Я вытолкала его на лестничную площадку.
Он стучал упорной головой в дверь.
– Будет тебе, гиацинт!
Да он мне и был чуть выше щиколотки, но столько сил он потратил на то, чтобы родиться, что не мог замолчать, уйти, переждать где-нибудь холода, я не знаю где, но где-нибудь ведь мог, а подсовывал запах – жалостливее крика – мне под дверь, и у меня шелушились руки, и по дороге в ванную я поскользнулась, и уже лежа в воде увидела: ноги мои надломились, легли набок, будто они легли на курс и плывут в неизвестные дали.

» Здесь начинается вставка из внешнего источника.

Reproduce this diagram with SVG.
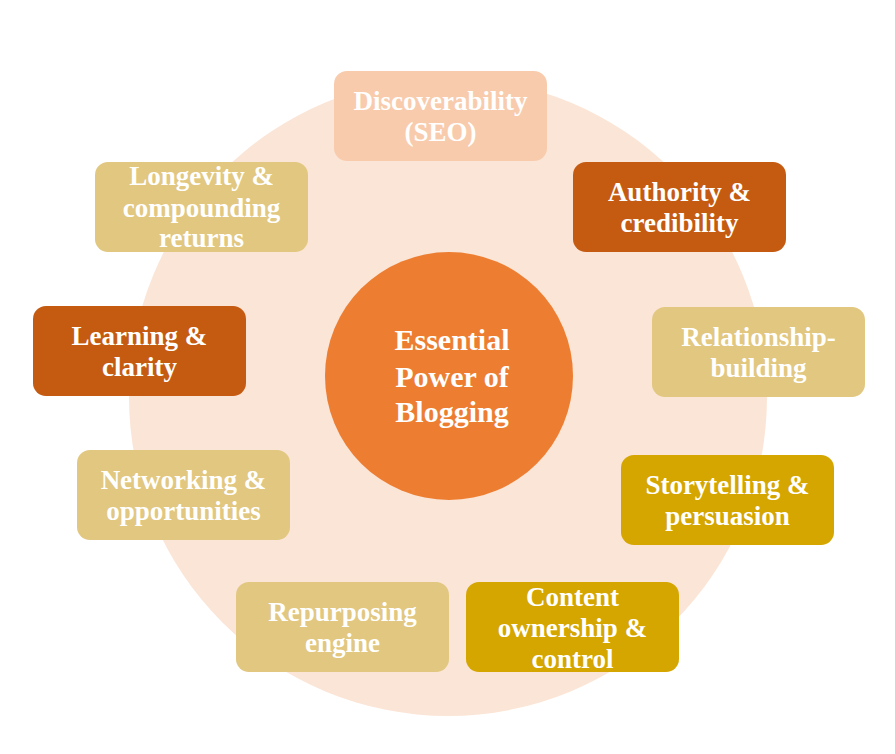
<svg xmlns="http://www.w3.org/2000/svg" width="895" height="754" viewBox="0 0 895 754">
<style>
.box{stroke:none}
.t{font-family:"Liberation Serif","Times New Roman",serif;font-weight:bold;font-size:27px;fill:#ffffff;text-anchor:middle}
.c{font-size:30px}
.peach{fill:#F8CBAD}
.dark{fill:#C55A11}
.tan{fill:#E1C77F}
.gold{fill:#D5A500}
</style>
<rect width="895" height="754" fill="#ffffff"/>
<circle id="ring" cx="448" cy="397" r="319" fill="#FBE5D6"/>
<g id="connectors"></g>
<g id="center">
<circle cx="449" cy="376" r="124" fill="#ED7D31"/>
<text class="t c" x="452" y="350">Essential</text>
<text class="t c" x="452" y="387">Power of</text>
<text class="t c" x="452" y="422">Blogging</text>
</g>
<g id="discoverability">
<rect class="box peach" x="334" y="71" width="213" height="90" rx="13"/>
<text class="t" x="440.5" y="110">Discoverability</text>
<text class="t" x="440.5" y="141">(SEO)</text>
</g>
<g id="authority">
<rect class="box dark" x="573" y="162" width="213" height="90" rx="13"/>
<text class="t" x="679.5" y="201">Authority &amp;</text>
<text class="t" x="679.5" y="232">credibility</text>
</g>
<g id="relationship">
<rect class="box tan" x="652" y="307" width="213" height="90" rx="13"/>
<text class="t" x="758.5" y="346">Relationship-</text>
<text class="t" x="758.5" y="377">building</text>
</g>
<g id="storytelling">
<rect class="box gold" x="621" y="455" width="213" height="90" rx="13"/>
<text class="t" x="727.5" y="494">Storytelling &amp;</text>
<text class="t" x="727.5" y="525">persuasion</text>
</g>
<g id="ownership">
<rect class="box gold" x="466" y="582" width="213" height="90" rx="13"/>
<text class="t" x="572.5" y="606">Content</text>
<text class="t" x="572.5" y="637">ownership &amp;</text>
<text class="t" x="572.5" y="668">control</text>
</g>
<g id="repurposing">
<rect class="box tan" x="236" y="582" width="213" height="90" rx="13"/>
<text class="t" x="342.5" y="621">Repurposing</text>
<text class="t" x="342.5" y="652">engine</text>
</g>
<g id="networking">
<rect class="box tan" x="77" y="450" width="213" height="90" rx="13"/>
<text class="t" x="183.5" y="489">Networking &amp;</text>
<text class="t" x="183.5" y="520">opportunities</text>
</g>
<g id="learning">
<rect class="box dark" x="33" y="306" width="213" height="90" rx="13"/>
<text class="t" x="139.5" y="345">Learning &amp;</text>
<text class="t" x="139.5" y="376">clarity</text>
</g>
<g id="longevity">
<rect class="box tan" x="95" y="162" width="213" height="90" rx="13"/>
<text class="t" x="201.5" y="185">Longevity &amp;</text>
<text class="t" x="201.5" y="217">compounding</text>
<text class="t" x="201.5" y="247">returns</text>
</g>
</svg>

А гиацинт за дверью сам вырывает из себя стебель и падает, но я уже не слышу взрыва.
– Будет тебе, гиацинт, подожди!
Он покосился на рояль, как иноходец на бегу – откинув оскал вбок. Он увидел белые ровные гладкие ноги сведенных белых клавиш и над ними – ровно подбритую выпуклую полоску черной клавиши. Он дернул удила, и пена взбилась цветком в губах.
У входа в спальню лежал коврик; он встал на цыпочки и долго-долго вытирал ноги, цепляясь гвоздями подков за рядно так, чтобы старые ухнали вылезли, показали тонкие бесполезные шейки, и он бы пошел дальше босиком, неслышно.
Шейки ухналей вылезали – будто зубы вытягивали щипцами, и челюсти подков падали со звоном, – разбилась чашка, которую она поставила у постели, поленившись встать и отнести на кухню, где хлебница стояла, разинув рот.
Когда разбилась чашка, она встала.
– Люди, – сказала она, – притворяются. В жизни притворяются на бегу, кое-как, постыдно. А на сцене притворяются искренне, красиво. Вот стоит арбуз и придерживает за рукоятку нож, вонзенный в живот. Потому что если вытащить нож, то уже никто не поможет, вывалятся косточки все до единой, хлынет мякоть, и поминай как звали.